------ SOURCE MATERIAL
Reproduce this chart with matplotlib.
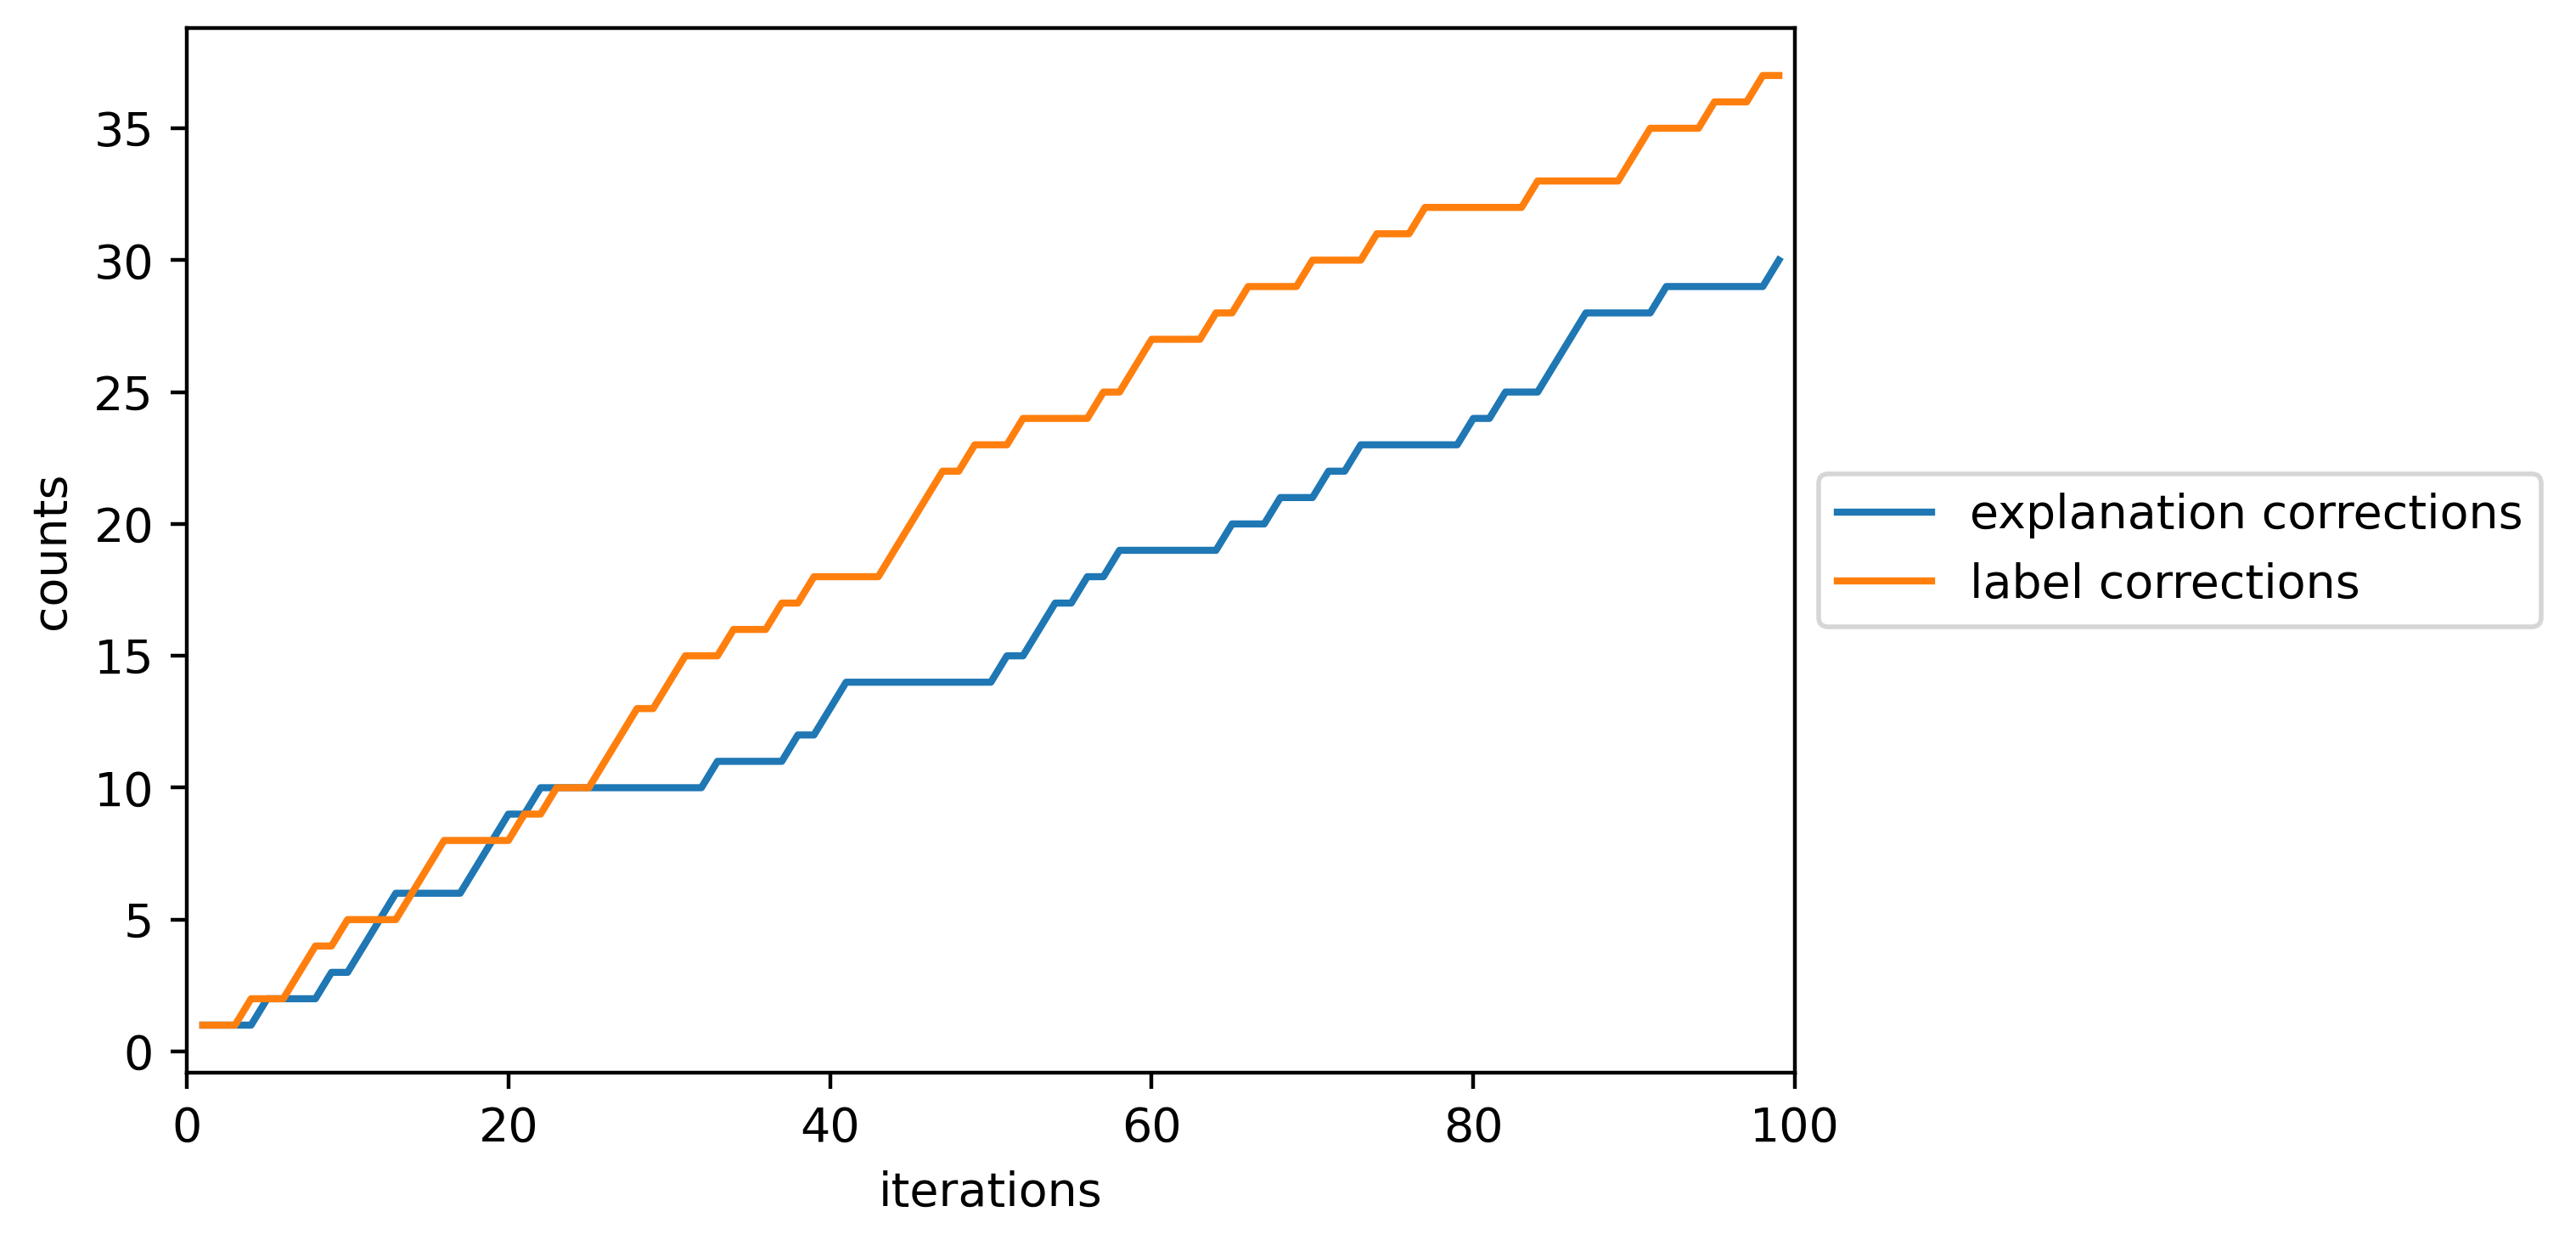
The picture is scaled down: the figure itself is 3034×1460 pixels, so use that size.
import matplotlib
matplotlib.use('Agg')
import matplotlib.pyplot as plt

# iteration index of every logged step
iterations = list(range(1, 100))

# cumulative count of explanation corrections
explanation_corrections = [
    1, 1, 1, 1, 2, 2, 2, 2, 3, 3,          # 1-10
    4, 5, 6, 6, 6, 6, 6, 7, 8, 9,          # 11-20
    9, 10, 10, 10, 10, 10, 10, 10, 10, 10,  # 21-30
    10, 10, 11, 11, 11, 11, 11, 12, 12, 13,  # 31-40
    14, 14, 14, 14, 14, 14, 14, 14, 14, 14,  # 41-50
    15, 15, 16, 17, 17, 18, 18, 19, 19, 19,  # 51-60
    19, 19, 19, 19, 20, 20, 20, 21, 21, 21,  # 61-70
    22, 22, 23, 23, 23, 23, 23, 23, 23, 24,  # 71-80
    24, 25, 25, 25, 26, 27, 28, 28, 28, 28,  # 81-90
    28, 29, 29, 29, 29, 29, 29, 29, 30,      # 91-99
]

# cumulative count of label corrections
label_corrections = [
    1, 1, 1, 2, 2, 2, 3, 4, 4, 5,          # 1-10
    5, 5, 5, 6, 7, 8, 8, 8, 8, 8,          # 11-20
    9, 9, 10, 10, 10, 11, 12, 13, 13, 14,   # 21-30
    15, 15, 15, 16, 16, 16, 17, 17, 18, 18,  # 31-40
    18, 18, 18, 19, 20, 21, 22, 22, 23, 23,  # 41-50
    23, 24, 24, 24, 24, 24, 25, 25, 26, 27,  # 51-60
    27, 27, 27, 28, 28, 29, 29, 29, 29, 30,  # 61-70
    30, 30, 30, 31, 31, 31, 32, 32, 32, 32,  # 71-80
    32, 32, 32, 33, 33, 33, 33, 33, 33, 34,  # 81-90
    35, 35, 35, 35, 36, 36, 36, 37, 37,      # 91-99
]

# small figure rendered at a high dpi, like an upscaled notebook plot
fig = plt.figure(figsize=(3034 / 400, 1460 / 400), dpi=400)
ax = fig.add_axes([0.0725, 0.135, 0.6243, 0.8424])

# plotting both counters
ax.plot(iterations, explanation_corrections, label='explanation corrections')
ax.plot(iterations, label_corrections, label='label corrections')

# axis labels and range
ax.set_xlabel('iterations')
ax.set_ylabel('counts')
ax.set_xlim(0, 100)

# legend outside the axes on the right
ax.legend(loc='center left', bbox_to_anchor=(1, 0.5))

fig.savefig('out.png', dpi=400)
------------
In the listing above, locate the line with "The picture is" and the line with "iterations = list(range(1, 100))", then extract exactly those lines and every line between them, and nothing more.

The picture is scaled down: the figure itself is 3034×1460 pixels, so use that size.
import matplotlib
matplotlib.use('Agg')
import matplotlib.pyplot as plt

# iteration index of every logged step
iterations = list(range(1, 100))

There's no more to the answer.